In fact, scores of the Palestinians’ victims have been U.S. citizens. Last June, Hallel Ariel, a bright and graceful 13-year old Jewish girl, was asleep in her room in the Israeli town of Kiryat Arba. Mohammad Tarayrah, a 19-year old Palestinian from a nearby village, broke into her home and stabbed her to death in her bed. He was subsequently killed by security forces. For his hands-on, heroic murder of a defenseless, sleeping American-Israeli girl, he was hailed by the Palestinian Authority as a “shahid” (martyr), Islam’s highest honor.  

His mother was interviewed in the aftermath; where one might expect some expression of humanity -- of sadness, shame, regret, or empathy, she only praised her son effusively: “My son is a hero. He made me proud. My son died as a Martyr defending Jerusalem and the Al-Aqsa Mosque. Praise be to Allah, Lord of the Worlds, he [my son] has joined the Martyrs before him…Allah willing, all of them will follow this path, all the youth of Palestine. Allah be praised.”

Congratulations, Mrs. Tarayrah; you’ve just been awarded thousands of dollars, courtesy of the American taxpayer.

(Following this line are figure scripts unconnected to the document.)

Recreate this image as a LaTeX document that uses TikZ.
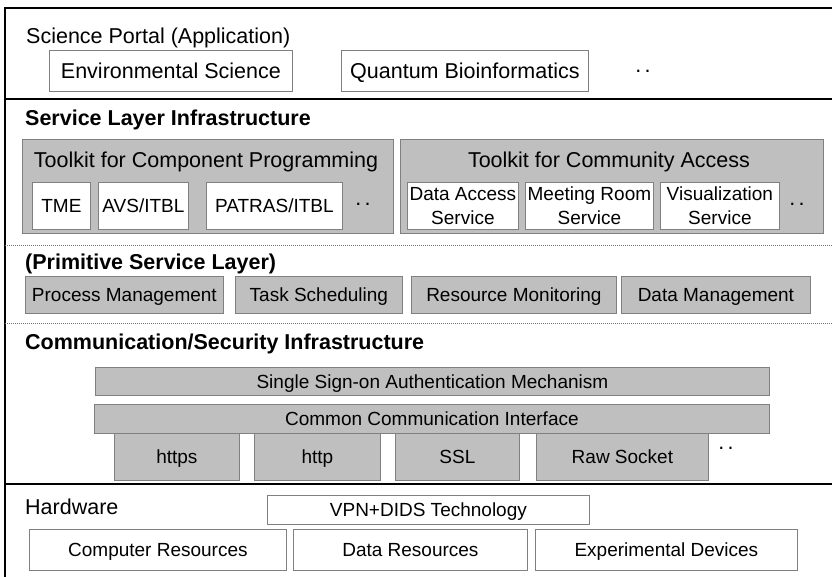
\documentclass[tikz,border=0pt]{standalone}
\usepackage{fontspec}
\setmainfont{Liberation Sans}
\newcommand\mybox[7]{\node[#2, anchor=north west, minimum width={#5-#3}, minimum height={#6-#4}] (#1) at (#3,#4) {#7};}
\tikzset{
  big/.style={font=\fontsize{21.5}{24}\selectfont, text height=15.4pt, text depth=0pt},
  small/.style={font=\fontsize{19}{24}\selectfont, text height=13.6pt, text depth=0pt},
  two/.style={font=\fontsize{19}{24}\selectfont},
  head/.style={font=\bfseries\fontsize{21.5}{24}\selectfont, anchor=west, inner sep=0pt, text height=15.4pt, text depth=0pt},
  wbox/.style={draw=black!50, fill=white, line width=0.8pt, inner sep=0pt, align=center},
  gbox/.style={draw=black!50, fill=black!25, line width=0.8pt, inner sep=0pt, align=center},
  sepline/.style={line width=1.4pt, black},
  dotline/.style={line width=0.8pt, black!55, dash pattern=on 1pt off 1pt},
  dots/.style={font=\fontsize{21.5}{24}\selectfont, inner sep=0pt},
}
\begin{document}
\begin{tikzpicture}[x=1pt, y=-1pt]
\useasboundingbox (0,0) rectangle (832,577);
\clip (0,0) rectangle (832,577);
\fill[white] (0,0) rectangle (832,577);
\draw[line width=1.4pt] (5,8) rectangle (845,590);
% application layer
\node[big, anchor=west, inner sep=0pt] (portal) at (26,36) {Science Portal (Application)};
\mybox{env}{wbox,big}{49}{50}{292}{91}{Environmental Science}
\mybox{qb}{wbox,big}{341}{50}{588}{91}{Quantum Bioinformatics}
\node[dots] (d1) at (643,71) {.\kern3.5pt.};
\coordinate (l1a) at (5,99); \coordinate (l1b) at (845,99);
\draw[sepline] (l1a) -- (l1b);
% service layer
\node[head] (slt) at (25,118) {Service Layer Infrastructure};
\mybox{tcp}{gbox}{22}{139}{393}{233}{}
\node[big] (tcpt) at (206,160) {Toolkit for Component Programming};
\mybox{tme}{wbox,small}{32}{182}{90}{229}{TME}
\mybox{avs}{wbox,small}{98}{182}{188}{229}{AVS/ITBL}
\mybox{pat}{wbox,small}{206}{182}{342}{229}{PATRAS/ITBL}
\node[dots] (d2) at (363,204) {.\kern3.5pt.};
\mybox{tca}{gbox}{400}{139}{823}{233}{}
\node[big] (tcat) at (609,160) {Toolkit for Community Access};
\mybox{das}{wbox,two}{407}{182}{518}{229}{Data Access\\Service}
\mybox{mrs}{wbox,two}{525}{182}{653}{229}{Meeting Room\\Service}
\mybox{vis}{wbox,two}{660}{182}{779}{229}{Visualization\\Service}
\node[dots] (d3) at (797,204) {.\kern3.5pt.};
\coordinate (l2a) at (5,245); \coordinate (l2b) at (845,245);
\draw[dotline] (l2a) -- (l2b);
% primitive
\node[head] (pst) at (25,262) {(Primitive Service Layer)};
\mybox{pm}{gbox,small}{25}{276}{223}{313}{Process Management}
\mybox{ts}{gbox,small}{235}{276}{402}{313}{Task Scheduling}
\mybox{rm}{gbox,small}{411}{276}{616}{313}{Resource Monitoring}
\mybox{dm}{gbox,small}{621}{276}{810}{313}{Data Management}
\coordinate (l3a) at (5,323); \coordinate (l3b) at (845,323);
\draw[dotline] (l3a) -- (l3b);
% communication
\node[head] (cst) at (25,342) {Communication/Security Infrastructure};
\mybox{sso}{gbox,small}{95}{367}{769}{395}{Single Sign-on Authentication Mechanism}
\mybox{cci}{gbox,small}{94}{404}{769}{433}{Common Communication Interface}
\mybox{https}{gbox,small}{114}{433}{239}{480}{https}
\mybox{http}{gbox,small}{254}{433}{380}{480}{http}
\mybox{ssl}{gbox,small}{395}{433}{519}{480}{SSL}
\mybox{raw}{gbox,small}{536}{433}{708}{480}{Raw Socket}
\node[dots] (d4) at (726,448) {.\kern3.5pt.};
\coordinate (l4a) at (5,484); \coordinate (l4b) at (845,484);
\draw[sepline] (l4a) -- (l4b);
% hardware
\node[big, anchor=west, inner sep=0pt] (hw) at (25,507) {Hardware};
\mybox{vpn}{wbox,small}{267}{495}{589}{524}{VPN+DIDS Technology}
\mybox{cr}{wbox,small}{29}{529}{286}{570}{Computer Resources}
\mybox{dr}{wbox,small}{293}{529}{527}{570}{Data Resources}
\mybox{ed}{wbox,small}{535}{529}{797}{570}{Experimental Devices}
\end{tikzpicture}
\end{document}
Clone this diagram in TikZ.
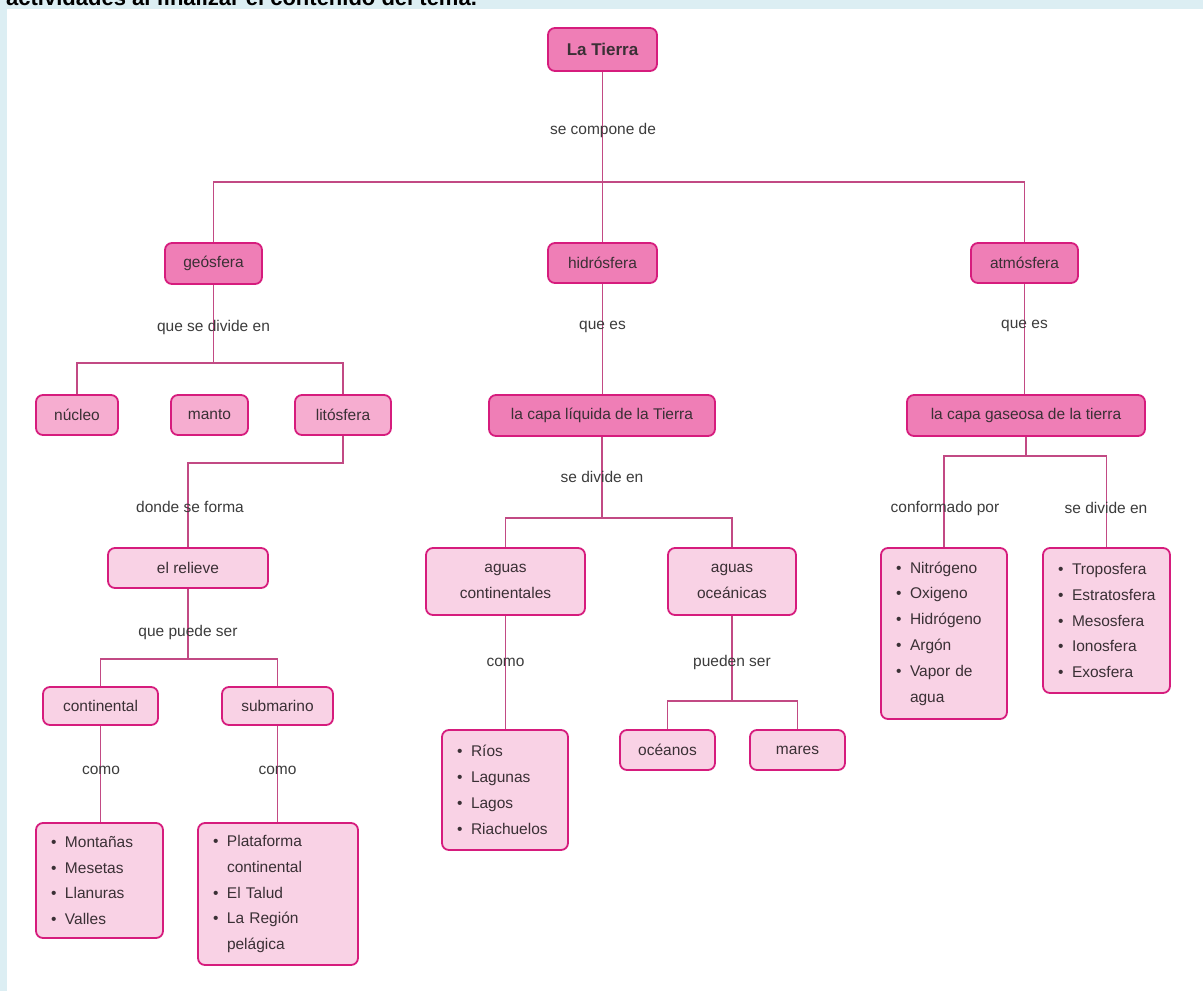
\documentclass[tikz,border=0pt]{standalone}
\usepackage{fontspec}
\setmainfont{Liberation Sans}
\definecolor{bluebg}{HTML}{DCEEF3}
\definecolor{pinkA}{HTML}{EF7EB6}
\definecolor{pinkB}{HTML}{F6ADD0}
\definecolor{pinkC}{HTML}{F9D2E5}
\definecolor{edgeA}{HTML}{D61C7D}
\definecolor{linec}{HTML}{C24A84}
\definecolor{txt}{HTML}{3A3035}
\definecolor{lbltxt}{HTML}{3C3C3C}
\pgfdeclarelayer{bg}
\pgfdeclarelayer{edges}
\pgfsetlayers{bg,edges,main}
\newcommand{\bl}{\makebox[14pt][l]{\textbullet}}
\begin{document}
\begin{tikzpicture}[x=1pt,y=-1pt,
  basebox/.style={draw=edgeA, line width=1.8pt, rounded corners=7pt, inner sep=0pt,
    text=txt, font=\fontsize{15.5}{26}\selectfont, align=center},
  boxA/.style={basebox, fill=pinkA},
  boxB/.style={basebox, fill=pinkB},
  boxC/.style={basebox, fill=pinkC},
  lst/.style={basebox, fill=pinkC, align=left, inner xsep=15pt, inner ysep=0pt,
    font=\fontsize{15.5}{25.8}\selectfont},
  lbl/.style={text=lbltxt, font=\fontsize{15.5}{19}\selectfont, inner sep=1pt},
  conn/.style={draw=linec, line width=1.2pt},
  hdr/.style={anchor=base west, inner sep=0pt, text=black, font=\fontsize{22}{26}\selectfont\bfseries}
]
\useasboundingbox (0,0) rectangle (1203,991);
\clip (0,0) rectangle (1203,991);
\begin{pgfonlayer}{bg}
  \fill[white] (0,0) rectangle (1203,991);
  \fill[bluebg] (0,0) rectangle (1203,9);
  \fill[bluebg] (0,0) rectangle (7,991);
\end{pgfonlayer}
\node[hdr] (header) at (6,5) {actividades al finalizar el contenido del tema.};

% level 1
\node[boxA, minimum width=109pt, minimum height=43pt, font=\fontsize{17}{20}\selectfont\bfseries] (tierra) at (602.5,49.5) {La Tierra};
\node[boxA, minimum width=97pt, minimum height=41pt] (geo) at (213.5,263.5) {geósfera};
\node[boxA, minimum width=109pt, minimum height=40pt] (hid) at (602.5,263) {hidrósfera};
\node[boxA, minimum width=107pt, minimum height=40pt] (atm) at (1024.5,263) {atmósfera};
\node[boxA, minimum width=226pt, minimum height=41pt] (cliq) at (602,415.5) {la capa líquida de la Tierra};
\node[boxA, minimum width=238pt, minimum height=41pt] (cgas) at (1026,415.5) {la capa gaseosa de la tierra};

% geosfera branch
\node[boxB, minimum width=82pt, minimum height=40pt] (nuc) at (77,415) {núcleo};
\node[boxB, minimum width=77pt, minimum height=40pt] (man) at (209.5,415) {manto};
\node[boxB, minimum width=96pt, minimum height=40pt] (lit) at (343,415) {litósfera};
\node[boxC, minimum width=160pt, minimum height=40pt] (rel) at (188,568) {el relieve};
\node[boxC, minimum width=115pt, minimum height=38pt] (cont) at (100.5,706) {continental};
\node[boxC, minimum width=111pt, minimum height=38pt] (sub) at (277.5,706) {submarino};
\node[lst, text width=97pt, minimum height=115pt] (list1) at (99.5,880.5)
  {\bl Montañas\\\bl Mesetas\\\bl Llanuras\\\bl Valles};
\node[lst, text width=130pt, minimum height=142pt] (list2) at (278,894)
  {\bl Plataforma\\\hspace*{14pt}continental\\\bl El Talud\\\bl La Región\\\hspace*{14pt}pelágica};

% hidrosfera branch
\node[boxC, minimum width=159pt, minimum height=67pt] (ac) at (505.5,581.5) {aguas\\continentales};
\node[boxC, minimum width=128pt, minimum height=67pt] (ao) at (732,581.5) {aguas\\oceánicas};
\node[lst, text width=96pt, minimum height=120pt] (rios) at (505,790)
  {\bl Ríos\\\bl Lagunas\\\bl Lagos\\\bl Riachuelos};
\node[boxC, minimum width=95pt, minimum height=40pt] (oce) at (667.5,750) {océanos};
\node[boxC, minimum width=95pt, minimum height=40pt] (mar) at (797.5,750) {mares};

% atmosfera branch
\node[lst, text width=96pt, minimum height=171pt] (nit) at (944,633.5)
  {\bl Nitrógeno\\\bl Oxigeno\\\bl Hidrógeno\\\bl Argón\\\bl Vapor de\\\hspace*{14pt}agua};
\node[lst, text width=97pt, minimum height=145pt] (tro) at (1106.5,620.5)
  {\bl Troposfera\\\bl Estratosfera\\\bl Mesosfera\\\bl Ionosfera\\\bl Exosfera};

% labels
\node[lbl] (l1) at (603,130) {se compone de};
\node[lbl] (l2) at (213.5,327) {que se divide en};
\node[lbl] (l3) at (602.5,327) {que es};
\node[lbl] (l4) at (1024.5,326) {que es};
\node[lbl] (l5) at (190,507) {donde se forma};
\node[lbl] (l6) at (602,477) {se divide en};
\node[lbl] (l7) at (945,508) {conformado por};
\node[lbl] (l8) at (1106,508) {se divide en};
\node[lbl] (l9) at (188,632) {que puede ser};
\node[lbl] (l10) at (101,770) {como};
\node[lbl] (l11) at (277.5,770) {como};
\node[lbl] (l12) at (505.5,662) {como};
\node[lbl] (l13) at (732,662) {pueden ser};

% junctions
\coordinate (j1) at (602.5,182);
\coordinate (j2) at (213.5,363);
\coordinate (j3) at (343,463);
\coordinate (j4) at (188,659);
\coordinate (j5) at (602,518);
\coordinate (j6) at (732,701);
\coordinate (j7) at (1026,456);

\begin{pgfonlayer}{edges}
  \draw[conn] (tierra.south) -- (j1);
  \draw[conn] (geo.north) |- (j1) -| (atm.north);
  \draw[conn] (hid.north) -- (j1);
  \draw[conn] (geo.south) -- (j2);
  \draw[conn] (nuc.north) |- (j2) -| (lit.north);
  \draw[conn] (lit.south) -- (j3) -| (rel.north);
  \draw[conn] (rel.south) -- (j4);
  \draw[conn] (cont.north) |- (j4) -| (sub.north);
  \draw[conn] (cont.south) -- (cont.south |- list1.north);
  \draw[conn] (sub.south) -- (sub.south |- list2.north);
  \draw[conn] (hid.south) -- (hid.south |- cliq.north);
  \draw[conn] (cliq.south) -- (j5);
  \draw[conn] (ac.north) |- (j5) -| (ao.north);
  \draw[conn] (ac.south) -- (ac.south |- rios.north);
  \draw[conn] (ao.south) -- (j6);
  \draw[conn] (oce.north) |- (j6) -| (mar.north);
  \draw[conn] (atm.south) -- (atm.south |- cgas.north);
  \draw[conn] (cgas.south) -- (j7);
  \draw[conn] (nit.north) |- (j7) -| (tro.north);
\end{pgfonlayer}
\end{tikzpicture}
\end{document}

Some weeks prior, Taylor Force, a 28-year old American MBA student, was in Tel Aviv. A Texas native, Force was an Eagle Scout, a West Point graduate, and a U.S. Army officer who served in Iraq and Afghanistan. Walking with friends near the beach promenade, he was attacked by 22-year old Bashar Masalha, a Palestinian in Israel illegally, who killed Force and stabbed 10 others before being shot dead by police. The PA declared Masalha to be a hero and martyr, entitling his survivors to substantial payments.

Force’s parents and sister, already grieving, were appalled at this discovery. They joined with several senators to promote a bill to cut funding to the PA unless the president certifies that the PA is “taking credible steps to end acts of violence against Israeli citizens” and that it had “terminated payments for acts of terrorism against Israeli citizens.” In other words, says the Taylor Force Act, America will no longer play “pay-for-slay.”

As morally straightforward as this bill may be, it has detractors both in the American and Israeli policy establishments. Opponents fear that cutting off funds could damage the peace process (to the extent one exists), or that it could cause an already weak PA to collapse. Thus, these opponents are effectively asking America to continue to pay diplomatic protection money to preserve the PA, even if it rewards the murderers of Americans.

Even putting aside the offensiveness of such payments, that seems like a bad bargain. To begin with, a peace process predicated on allowing one side to promote murder of the other is not going anywhere good.

In addition, the PA has, by design, thoroughly institutionalized sponsorship of terrorism through its incitement, legislation, and budgets. After 24 years of immersion in PA terror-worship, the Palestinian population today is even less prepared for peaceful coexistence with a Jewish state than it was pre-Oslo. Appeasing a PA that will shape yet another generation to glorify terror and martyrdom as the highest manifestations Palestinian identity -- whatever the price in foregone economic, cultural, or political advances -- only leads to a more intractable problem down the road.

Opponents of the bill are repeating the same mistake made in the early years of the Oslo process, and compounded by the Obama administration: pursuing the process at all costs without requiring accountability from one side. The PA can make empty anti-terror promises all day, but why should it keep those promises when breaking them comes without a price? And where the same unkept promise can be made repeatedly as currency for new concessions? 

If America is serious about battling terrorism around the world, the second-to-last thing we should do is give a green light to the glorification, promotion, and appeasement of terror against a major ally and against dozens of American citizens; the last thing we should do is subsidize it.

Abe Katsman is an American attorney and political commentator living in Israel. He serves as Counsel to Republicans Overseas Israel.